## [Data for processing]
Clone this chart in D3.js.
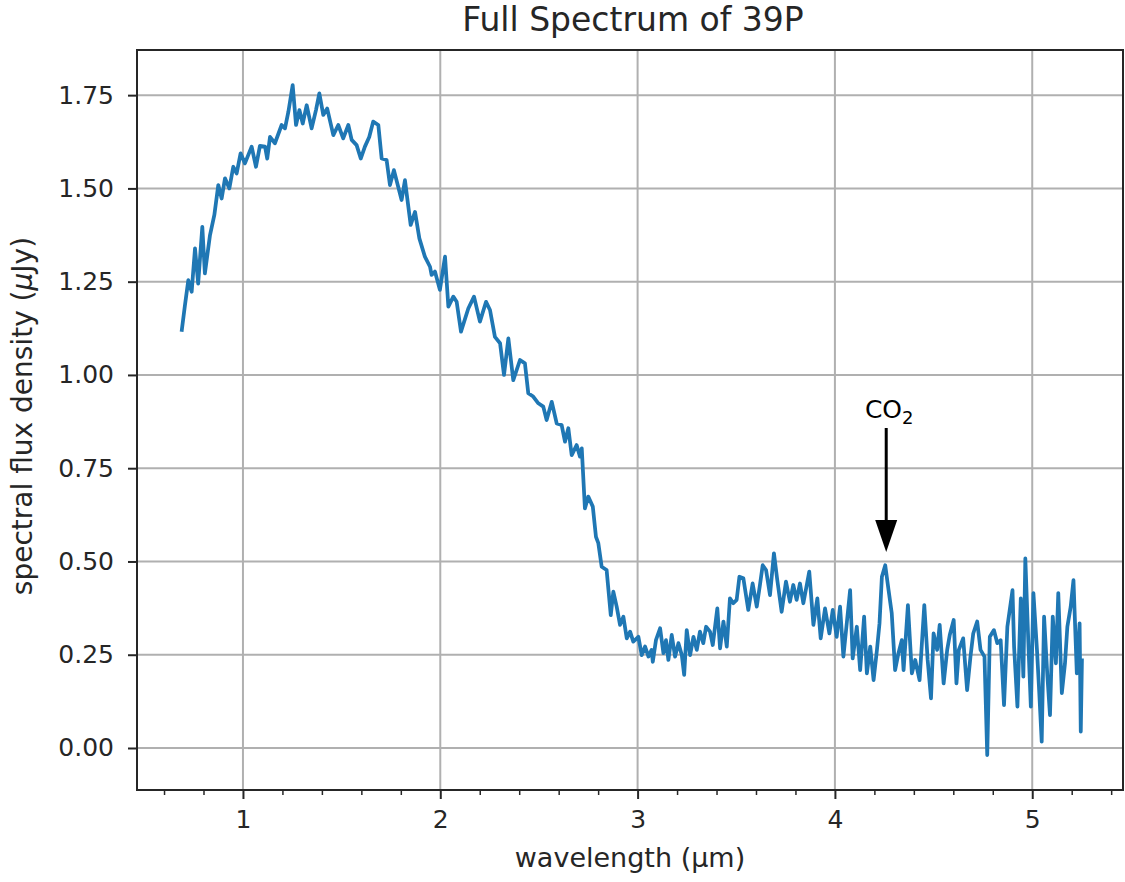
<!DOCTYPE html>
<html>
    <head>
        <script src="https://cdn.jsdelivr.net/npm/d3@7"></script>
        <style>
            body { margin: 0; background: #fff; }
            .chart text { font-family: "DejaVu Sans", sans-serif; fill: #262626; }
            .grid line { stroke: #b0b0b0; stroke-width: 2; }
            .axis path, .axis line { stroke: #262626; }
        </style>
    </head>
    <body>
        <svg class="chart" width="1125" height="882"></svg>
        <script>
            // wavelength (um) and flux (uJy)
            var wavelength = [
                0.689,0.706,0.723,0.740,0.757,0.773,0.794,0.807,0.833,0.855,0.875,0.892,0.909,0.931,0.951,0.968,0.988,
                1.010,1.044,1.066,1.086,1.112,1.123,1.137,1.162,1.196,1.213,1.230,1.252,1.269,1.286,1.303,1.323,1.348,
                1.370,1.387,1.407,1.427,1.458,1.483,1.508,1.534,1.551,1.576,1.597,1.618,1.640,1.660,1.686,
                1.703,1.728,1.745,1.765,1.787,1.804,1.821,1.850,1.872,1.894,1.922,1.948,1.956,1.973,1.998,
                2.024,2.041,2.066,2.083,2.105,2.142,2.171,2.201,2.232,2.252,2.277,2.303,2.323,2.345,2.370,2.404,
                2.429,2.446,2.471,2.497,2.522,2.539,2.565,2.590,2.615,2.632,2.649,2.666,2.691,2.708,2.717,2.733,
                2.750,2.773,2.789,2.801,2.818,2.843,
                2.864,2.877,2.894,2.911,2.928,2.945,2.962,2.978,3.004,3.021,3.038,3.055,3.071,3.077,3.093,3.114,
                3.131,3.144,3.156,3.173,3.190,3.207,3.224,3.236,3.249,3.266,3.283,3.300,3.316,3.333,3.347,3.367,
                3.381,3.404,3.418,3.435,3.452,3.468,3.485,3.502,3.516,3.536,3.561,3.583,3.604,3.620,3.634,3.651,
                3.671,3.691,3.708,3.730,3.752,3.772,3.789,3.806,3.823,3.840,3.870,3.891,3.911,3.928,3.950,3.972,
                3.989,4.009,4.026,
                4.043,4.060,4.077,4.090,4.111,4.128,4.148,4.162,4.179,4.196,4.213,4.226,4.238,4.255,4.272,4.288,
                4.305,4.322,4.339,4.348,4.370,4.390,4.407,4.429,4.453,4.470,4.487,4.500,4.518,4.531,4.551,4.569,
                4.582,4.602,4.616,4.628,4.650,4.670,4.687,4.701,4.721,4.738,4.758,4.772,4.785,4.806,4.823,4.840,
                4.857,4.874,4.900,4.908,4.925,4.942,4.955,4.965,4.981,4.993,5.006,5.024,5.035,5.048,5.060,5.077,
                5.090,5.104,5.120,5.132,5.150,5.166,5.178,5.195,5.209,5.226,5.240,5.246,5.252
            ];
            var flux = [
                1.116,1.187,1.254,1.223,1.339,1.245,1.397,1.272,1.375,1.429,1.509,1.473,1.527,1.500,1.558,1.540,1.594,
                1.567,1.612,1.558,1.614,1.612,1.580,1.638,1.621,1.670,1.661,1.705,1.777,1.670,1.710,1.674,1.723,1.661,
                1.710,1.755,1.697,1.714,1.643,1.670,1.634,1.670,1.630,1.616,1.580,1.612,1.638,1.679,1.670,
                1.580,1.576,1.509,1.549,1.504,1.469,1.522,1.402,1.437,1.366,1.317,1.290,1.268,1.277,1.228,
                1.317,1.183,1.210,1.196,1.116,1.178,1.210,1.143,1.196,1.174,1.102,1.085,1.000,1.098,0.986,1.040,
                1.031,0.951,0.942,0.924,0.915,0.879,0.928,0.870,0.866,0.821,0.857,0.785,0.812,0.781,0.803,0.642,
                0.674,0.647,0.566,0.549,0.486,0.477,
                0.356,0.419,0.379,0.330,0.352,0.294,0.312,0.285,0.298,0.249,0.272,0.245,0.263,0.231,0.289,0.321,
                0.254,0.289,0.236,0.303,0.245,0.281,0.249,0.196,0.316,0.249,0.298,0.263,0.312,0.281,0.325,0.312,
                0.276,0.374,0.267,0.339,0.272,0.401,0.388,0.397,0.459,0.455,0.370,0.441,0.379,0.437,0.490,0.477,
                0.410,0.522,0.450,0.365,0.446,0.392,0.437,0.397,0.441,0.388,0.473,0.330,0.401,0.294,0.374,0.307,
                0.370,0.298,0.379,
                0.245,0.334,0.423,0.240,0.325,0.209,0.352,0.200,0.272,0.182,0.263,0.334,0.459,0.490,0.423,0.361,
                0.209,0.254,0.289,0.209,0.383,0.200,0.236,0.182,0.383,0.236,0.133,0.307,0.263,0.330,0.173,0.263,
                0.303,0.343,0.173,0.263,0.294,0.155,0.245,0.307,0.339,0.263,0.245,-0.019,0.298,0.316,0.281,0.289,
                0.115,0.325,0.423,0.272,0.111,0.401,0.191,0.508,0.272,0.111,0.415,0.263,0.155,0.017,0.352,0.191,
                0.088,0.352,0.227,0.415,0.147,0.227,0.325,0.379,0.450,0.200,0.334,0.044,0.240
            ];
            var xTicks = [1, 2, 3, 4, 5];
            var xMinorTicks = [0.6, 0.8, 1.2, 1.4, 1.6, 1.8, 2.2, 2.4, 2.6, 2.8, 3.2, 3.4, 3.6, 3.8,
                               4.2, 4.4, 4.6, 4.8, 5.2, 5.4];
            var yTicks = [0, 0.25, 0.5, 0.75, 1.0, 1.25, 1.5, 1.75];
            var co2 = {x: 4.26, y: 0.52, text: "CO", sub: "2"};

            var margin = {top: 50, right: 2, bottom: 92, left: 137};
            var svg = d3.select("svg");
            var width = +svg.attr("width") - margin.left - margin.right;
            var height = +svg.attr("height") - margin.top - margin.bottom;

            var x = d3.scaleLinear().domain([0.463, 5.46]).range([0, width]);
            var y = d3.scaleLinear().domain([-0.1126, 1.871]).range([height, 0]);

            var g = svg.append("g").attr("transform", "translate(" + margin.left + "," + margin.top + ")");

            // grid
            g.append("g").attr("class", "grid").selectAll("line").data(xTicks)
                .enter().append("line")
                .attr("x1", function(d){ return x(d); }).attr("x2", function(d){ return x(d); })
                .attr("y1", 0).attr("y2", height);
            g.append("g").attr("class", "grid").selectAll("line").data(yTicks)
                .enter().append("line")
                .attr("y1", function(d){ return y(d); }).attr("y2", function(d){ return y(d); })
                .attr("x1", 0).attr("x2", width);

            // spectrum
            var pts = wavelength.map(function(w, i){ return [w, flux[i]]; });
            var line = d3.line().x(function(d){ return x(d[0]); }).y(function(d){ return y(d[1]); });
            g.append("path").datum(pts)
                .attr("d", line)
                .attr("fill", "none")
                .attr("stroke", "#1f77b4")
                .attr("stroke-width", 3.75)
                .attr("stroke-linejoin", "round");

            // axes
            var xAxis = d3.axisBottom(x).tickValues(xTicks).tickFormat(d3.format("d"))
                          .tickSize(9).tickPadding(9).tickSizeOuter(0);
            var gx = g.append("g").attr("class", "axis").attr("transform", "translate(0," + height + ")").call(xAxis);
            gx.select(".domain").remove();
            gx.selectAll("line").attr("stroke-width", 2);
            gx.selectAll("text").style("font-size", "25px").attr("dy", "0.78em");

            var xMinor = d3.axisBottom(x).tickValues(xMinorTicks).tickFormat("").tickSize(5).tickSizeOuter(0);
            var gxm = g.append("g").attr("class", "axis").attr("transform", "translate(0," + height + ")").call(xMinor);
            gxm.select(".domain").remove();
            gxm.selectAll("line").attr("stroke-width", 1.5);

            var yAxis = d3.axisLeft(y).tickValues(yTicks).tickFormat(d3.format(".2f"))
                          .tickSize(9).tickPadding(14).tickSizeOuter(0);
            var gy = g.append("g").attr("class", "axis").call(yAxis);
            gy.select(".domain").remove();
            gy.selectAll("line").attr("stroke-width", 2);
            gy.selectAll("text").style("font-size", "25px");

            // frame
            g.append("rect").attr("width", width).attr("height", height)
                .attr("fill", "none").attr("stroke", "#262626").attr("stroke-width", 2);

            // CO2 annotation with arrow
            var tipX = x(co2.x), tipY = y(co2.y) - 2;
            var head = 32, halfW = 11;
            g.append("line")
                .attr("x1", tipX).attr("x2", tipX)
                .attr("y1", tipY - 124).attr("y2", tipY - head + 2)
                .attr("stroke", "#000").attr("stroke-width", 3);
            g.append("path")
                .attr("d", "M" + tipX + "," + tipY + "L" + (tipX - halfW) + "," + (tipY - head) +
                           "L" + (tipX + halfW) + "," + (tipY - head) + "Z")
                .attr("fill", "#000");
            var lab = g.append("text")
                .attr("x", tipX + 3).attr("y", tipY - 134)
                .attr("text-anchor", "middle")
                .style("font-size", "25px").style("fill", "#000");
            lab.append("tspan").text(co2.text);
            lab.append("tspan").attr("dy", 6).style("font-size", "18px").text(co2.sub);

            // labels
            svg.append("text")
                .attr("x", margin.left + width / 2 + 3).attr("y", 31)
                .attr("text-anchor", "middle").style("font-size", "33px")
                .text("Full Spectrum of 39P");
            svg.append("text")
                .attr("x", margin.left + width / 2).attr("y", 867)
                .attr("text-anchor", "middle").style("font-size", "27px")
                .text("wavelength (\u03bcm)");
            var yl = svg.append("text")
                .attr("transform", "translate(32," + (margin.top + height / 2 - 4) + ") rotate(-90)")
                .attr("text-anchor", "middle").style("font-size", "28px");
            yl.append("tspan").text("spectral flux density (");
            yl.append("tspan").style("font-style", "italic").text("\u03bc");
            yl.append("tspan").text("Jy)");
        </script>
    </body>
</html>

* * *

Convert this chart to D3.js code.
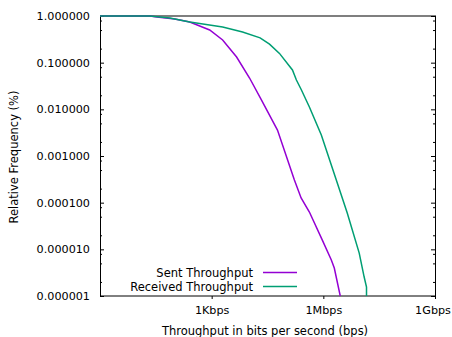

## [Aim of the exercise]
Identify the lines above with the word "chart". Copy them.

## [Result below]
Clone this chart in D3.js.
            .chart text { font-family: "DejaVu Sans", sans-serif; fill: #262626; }
        <svg class="chart" width="1125" height="882"></svg>
Convert this chart to D3.js code.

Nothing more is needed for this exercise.